I’m going to go watch MEET THE PRESS(arghhh…!), then bake something fun to share w/my husband and neighbor in an attempt to feel better(the news…. Need I say more???).
Have a great life and enjoy continued success, ‘ cause with the country and the world it’s in condition we’re all in, we all need goodies = sweetness we can get/create!!!
Warm regards(it’s been a furnace on the West coast, too!)from the L.A. area.
Marcie, I am just completely over the moon reading this comment of yours and am so thrilled that you purchased my book due to the reviews, and did so despite an already large cookbook library!
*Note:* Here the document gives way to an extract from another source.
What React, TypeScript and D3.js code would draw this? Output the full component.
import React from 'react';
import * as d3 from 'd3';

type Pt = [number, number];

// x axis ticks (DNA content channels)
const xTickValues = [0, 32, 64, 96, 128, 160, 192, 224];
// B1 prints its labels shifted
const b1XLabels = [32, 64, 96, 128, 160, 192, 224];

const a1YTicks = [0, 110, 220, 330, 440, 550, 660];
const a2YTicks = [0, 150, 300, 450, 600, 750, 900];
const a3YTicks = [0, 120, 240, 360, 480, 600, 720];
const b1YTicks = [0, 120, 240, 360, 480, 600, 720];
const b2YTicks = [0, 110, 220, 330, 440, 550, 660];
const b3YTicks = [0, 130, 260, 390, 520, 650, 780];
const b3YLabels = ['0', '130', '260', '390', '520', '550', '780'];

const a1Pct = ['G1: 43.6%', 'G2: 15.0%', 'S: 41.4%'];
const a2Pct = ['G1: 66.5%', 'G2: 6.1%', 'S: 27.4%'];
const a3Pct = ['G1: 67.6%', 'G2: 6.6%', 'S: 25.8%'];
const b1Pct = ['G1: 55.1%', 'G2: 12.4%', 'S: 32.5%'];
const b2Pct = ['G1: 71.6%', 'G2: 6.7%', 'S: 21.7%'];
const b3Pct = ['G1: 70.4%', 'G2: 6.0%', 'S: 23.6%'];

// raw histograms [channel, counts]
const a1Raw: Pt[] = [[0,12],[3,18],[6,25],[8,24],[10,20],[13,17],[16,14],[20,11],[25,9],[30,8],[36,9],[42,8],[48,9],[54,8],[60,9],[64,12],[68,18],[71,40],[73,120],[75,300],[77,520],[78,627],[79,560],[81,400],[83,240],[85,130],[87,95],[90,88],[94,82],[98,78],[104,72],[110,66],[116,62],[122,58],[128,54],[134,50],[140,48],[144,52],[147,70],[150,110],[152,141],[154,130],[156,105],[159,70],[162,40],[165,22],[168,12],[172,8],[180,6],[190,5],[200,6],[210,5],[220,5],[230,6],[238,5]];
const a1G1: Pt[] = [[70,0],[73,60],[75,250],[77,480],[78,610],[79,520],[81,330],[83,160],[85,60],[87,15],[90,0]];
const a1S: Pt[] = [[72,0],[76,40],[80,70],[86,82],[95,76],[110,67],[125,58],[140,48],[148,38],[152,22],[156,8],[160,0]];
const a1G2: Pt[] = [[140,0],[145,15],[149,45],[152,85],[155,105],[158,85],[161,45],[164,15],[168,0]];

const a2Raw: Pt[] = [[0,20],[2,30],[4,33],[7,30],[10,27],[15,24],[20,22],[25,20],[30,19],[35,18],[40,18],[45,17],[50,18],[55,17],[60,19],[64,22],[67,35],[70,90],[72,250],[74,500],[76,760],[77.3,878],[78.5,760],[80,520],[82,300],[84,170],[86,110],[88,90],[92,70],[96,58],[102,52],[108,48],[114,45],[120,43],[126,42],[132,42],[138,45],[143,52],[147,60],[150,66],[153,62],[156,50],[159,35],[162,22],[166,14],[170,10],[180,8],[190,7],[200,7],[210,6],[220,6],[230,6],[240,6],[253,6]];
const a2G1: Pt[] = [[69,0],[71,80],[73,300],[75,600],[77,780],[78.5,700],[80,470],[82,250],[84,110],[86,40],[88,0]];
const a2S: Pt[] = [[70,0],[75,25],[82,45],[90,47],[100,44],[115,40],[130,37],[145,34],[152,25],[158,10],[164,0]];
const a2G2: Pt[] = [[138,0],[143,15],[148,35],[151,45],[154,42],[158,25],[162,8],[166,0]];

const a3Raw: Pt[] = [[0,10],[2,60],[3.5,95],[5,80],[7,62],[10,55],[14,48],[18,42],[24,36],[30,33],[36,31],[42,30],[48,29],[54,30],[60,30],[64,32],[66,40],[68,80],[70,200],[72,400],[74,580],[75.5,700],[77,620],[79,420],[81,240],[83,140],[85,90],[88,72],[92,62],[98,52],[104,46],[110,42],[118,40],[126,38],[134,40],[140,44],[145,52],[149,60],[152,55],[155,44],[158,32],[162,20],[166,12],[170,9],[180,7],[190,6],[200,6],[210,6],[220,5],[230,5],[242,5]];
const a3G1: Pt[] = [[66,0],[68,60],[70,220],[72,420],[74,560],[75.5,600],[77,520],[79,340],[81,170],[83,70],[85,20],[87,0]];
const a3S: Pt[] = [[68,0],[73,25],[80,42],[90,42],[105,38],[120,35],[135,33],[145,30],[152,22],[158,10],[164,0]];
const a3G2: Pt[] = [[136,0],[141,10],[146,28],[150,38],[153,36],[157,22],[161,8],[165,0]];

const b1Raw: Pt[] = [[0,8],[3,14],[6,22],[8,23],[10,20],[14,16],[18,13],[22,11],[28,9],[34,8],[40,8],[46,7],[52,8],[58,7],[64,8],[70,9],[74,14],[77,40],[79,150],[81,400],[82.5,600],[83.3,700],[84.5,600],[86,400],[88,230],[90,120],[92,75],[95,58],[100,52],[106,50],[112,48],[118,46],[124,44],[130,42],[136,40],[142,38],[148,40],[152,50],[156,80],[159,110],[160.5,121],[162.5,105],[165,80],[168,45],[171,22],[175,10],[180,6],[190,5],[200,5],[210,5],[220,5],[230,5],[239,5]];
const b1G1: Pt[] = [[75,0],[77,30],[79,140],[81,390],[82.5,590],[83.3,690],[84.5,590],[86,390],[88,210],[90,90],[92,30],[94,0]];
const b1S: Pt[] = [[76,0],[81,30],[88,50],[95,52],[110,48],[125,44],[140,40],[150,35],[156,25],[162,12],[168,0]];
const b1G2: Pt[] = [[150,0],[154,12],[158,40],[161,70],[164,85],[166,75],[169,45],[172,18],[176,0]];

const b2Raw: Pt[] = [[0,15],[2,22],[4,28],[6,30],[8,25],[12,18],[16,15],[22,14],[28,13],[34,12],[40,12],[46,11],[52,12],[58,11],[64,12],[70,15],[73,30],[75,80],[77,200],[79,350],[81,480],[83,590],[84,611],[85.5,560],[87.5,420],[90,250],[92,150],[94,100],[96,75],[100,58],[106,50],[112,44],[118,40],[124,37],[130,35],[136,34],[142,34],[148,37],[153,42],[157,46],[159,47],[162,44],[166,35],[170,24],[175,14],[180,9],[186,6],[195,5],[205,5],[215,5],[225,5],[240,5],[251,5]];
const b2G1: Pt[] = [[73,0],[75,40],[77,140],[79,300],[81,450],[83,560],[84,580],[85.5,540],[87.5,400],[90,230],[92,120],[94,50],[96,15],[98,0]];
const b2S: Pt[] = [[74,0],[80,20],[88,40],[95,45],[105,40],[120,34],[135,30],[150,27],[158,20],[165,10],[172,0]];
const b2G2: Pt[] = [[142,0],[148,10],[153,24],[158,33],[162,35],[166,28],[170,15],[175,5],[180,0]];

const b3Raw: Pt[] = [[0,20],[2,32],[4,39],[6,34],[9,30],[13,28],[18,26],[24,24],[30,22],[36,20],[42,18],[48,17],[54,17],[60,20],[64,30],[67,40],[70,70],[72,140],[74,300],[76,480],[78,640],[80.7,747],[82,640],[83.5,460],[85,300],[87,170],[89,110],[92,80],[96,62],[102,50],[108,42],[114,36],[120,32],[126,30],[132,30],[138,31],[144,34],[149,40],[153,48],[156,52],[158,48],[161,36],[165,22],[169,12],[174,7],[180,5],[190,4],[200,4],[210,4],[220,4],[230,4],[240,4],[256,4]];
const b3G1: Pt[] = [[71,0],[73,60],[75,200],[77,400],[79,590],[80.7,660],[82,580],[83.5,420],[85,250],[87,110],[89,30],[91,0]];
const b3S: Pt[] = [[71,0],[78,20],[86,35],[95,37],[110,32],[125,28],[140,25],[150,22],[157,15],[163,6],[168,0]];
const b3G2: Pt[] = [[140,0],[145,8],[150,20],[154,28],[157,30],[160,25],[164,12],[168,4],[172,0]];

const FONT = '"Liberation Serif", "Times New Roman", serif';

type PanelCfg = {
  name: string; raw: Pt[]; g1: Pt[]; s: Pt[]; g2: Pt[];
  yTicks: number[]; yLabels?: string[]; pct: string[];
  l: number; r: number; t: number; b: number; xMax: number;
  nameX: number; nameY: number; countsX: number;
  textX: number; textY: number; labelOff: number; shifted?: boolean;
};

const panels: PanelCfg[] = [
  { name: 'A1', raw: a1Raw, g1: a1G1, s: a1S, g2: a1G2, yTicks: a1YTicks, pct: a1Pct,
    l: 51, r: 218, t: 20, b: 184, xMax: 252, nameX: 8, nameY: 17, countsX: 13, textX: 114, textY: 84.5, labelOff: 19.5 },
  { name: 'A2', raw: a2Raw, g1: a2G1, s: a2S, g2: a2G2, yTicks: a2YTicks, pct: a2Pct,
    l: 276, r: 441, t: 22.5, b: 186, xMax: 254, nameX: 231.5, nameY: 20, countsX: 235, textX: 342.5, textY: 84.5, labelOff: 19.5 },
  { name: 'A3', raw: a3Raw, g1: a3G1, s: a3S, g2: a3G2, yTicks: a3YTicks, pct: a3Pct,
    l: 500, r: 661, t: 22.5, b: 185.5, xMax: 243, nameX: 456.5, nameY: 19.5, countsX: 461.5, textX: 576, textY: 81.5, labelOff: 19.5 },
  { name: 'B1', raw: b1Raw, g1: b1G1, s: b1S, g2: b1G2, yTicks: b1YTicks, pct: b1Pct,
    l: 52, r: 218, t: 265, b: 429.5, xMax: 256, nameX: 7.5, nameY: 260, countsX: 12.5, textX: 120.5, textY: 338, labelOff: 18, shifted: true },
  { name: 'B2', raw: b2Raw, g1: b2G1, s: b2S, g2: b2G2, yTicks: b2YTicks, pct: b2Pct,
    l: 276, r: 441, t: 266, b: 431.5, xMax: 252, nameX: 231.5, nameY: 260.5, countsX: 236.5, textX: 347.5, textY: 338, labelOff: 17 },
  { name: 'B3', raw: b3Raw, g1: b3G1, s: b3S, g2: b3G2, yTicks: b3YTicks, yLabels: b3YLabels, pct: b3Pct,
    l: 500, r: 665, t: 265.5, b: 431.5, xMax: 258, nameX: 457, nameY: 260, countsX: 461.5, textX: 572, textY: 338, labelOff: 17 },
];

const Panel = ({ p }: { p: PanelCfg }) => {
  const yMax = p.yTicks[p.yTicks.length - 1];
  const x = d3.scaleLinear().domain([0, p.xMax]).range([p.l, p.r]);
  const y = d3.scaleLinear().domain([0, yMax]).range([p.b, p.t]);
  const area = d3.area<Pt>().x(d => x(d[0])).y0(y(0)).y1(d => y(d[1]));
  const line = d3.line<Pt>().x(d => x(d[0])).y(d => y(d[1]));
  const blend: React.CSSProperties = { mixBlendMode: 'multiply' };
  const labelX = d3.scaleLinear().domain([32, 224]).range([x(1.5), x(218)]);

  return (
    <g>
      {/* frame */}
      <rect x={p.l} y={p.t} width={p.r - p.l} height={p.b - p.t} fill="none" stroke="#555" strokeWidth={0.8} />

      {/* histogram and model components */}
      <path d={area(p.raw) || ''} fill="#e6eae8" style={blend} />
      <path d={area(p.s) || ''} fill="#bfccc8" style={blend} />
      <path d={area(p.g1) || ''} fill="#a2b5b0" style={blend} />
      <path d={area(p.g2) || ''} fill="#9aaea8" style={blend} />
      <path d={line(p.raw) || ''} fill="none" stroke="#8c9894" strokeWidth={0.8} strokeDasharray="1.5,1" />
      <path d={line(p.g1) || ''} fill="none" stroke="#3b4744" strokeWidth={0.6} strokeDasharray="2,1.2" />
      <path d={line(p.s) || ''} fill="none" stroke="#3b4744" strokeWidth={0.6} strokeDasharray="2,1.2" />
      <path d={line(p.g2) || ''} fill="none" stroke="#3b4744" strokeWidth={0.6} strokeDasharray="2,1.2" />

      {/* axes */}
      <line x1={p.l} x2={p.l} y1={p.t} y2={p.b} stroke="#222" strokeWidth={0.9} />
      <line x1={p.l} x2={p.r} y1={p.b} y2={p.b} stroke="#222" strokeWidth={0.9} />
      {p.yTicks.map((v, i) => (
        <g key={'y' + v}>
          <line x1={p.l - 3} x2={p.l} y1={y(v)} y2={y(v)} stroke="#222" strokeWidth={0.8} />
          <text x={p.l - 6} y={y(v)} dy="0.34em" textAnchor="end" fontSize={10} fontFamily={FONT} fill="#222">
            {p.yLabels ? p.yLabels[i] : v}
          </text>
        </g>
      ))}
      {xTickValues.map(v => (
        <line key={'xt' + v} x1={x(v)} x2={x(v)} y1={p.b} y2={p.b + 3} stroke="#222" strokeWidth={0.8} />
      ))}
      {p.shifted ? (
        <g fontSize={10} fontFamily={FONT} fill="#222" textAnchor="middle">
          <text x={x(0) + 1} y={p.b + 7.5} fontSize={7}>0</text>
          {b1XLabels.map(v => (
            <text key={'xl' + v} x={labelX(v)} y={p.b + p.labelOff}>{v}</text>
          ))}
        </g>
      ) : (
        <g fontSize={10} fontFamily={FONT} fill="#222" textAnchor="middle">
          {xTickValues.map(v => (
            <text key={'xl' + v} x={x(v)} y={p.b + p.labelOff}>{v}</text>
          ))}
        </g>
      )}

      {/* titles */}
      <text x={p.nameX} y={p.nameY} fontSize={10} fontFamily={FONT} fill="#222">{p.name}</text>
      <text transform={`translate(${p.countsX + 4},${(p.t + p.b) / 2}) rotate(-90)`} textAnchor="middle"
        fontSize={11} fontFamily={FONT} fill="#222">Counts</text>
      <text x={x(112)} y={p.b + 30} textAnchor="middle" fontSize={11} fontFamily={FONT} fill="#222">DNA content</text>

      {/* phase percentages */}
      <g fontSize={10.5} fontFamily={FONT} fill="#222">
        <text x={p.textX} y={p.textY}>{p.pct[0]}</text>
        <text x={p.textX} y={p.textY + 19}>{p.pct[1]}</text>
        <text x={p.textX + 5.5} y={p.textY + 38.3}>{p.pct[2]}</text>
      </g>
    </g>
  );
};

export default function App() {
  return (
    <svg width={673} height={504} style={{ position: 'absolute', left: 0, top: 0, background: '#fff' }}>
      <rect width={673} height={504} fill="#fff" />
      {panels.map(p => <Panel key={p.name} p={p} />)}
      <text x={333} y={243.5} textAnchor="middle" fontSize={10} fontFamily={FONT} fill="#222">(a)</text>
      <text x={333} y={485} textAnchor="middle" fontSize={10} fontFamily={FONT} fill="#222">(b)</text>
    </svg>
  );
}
Also love that u have all the Baked books. And also ALSO love that u like simple treats as I do, too – obvs. Anyway, happy baking and thanks for reaching out. XO
Awww, my pleasure, Jessie. Actually put MTP on “pause”, and haven’t yet decided what to bake, because was also looking thru today’s NY Times quickly while watching, and there’s an article about independent experimental art/dancers in Ukraine continuing to hone their craft during the war. We have a beloved young friend there in Lviv, who is 30 and WON’T leave, because her fiancé is 26, and he CANNOT(all men 60 and under must remain). HE is a dancer! So the article in the Times may include allusion to friends of theirs. I want them to be able to read it, so just sent her the link and info.
Will still bake after MTP.
In the meantime, please — with your undoubtedly HUGE audience—see if you can get folks to donate a bit to the charity/issue of their choice benefitting the people of Ukraine.
(Jose Andres org. is on the ground there and Poland helping!).
Take care, Jessie! And again, THANKS SO MUCH!!! ; )
After making the batter I could tell it was too liquid to support the fruit but I went ahead anyway. Sure enough, the berries sank, yielding a bit of a mushy bottom bottom. Which was a shame, because the cake was very tasty. (In fact I’ll make it again, but plain.) It’s a mystery to me how the fruit in your picture remained on top. But thanks for a quick and easy cake mix. 🙂
i am so sorry the cake did not work for you. i just changed the recipe to 1 cup of berries – as i think 1 1/2 is too many. but the recipe has been tested, so i am not sure why your berries sank . . . but i feel awful – hate when people make things that don’t work!!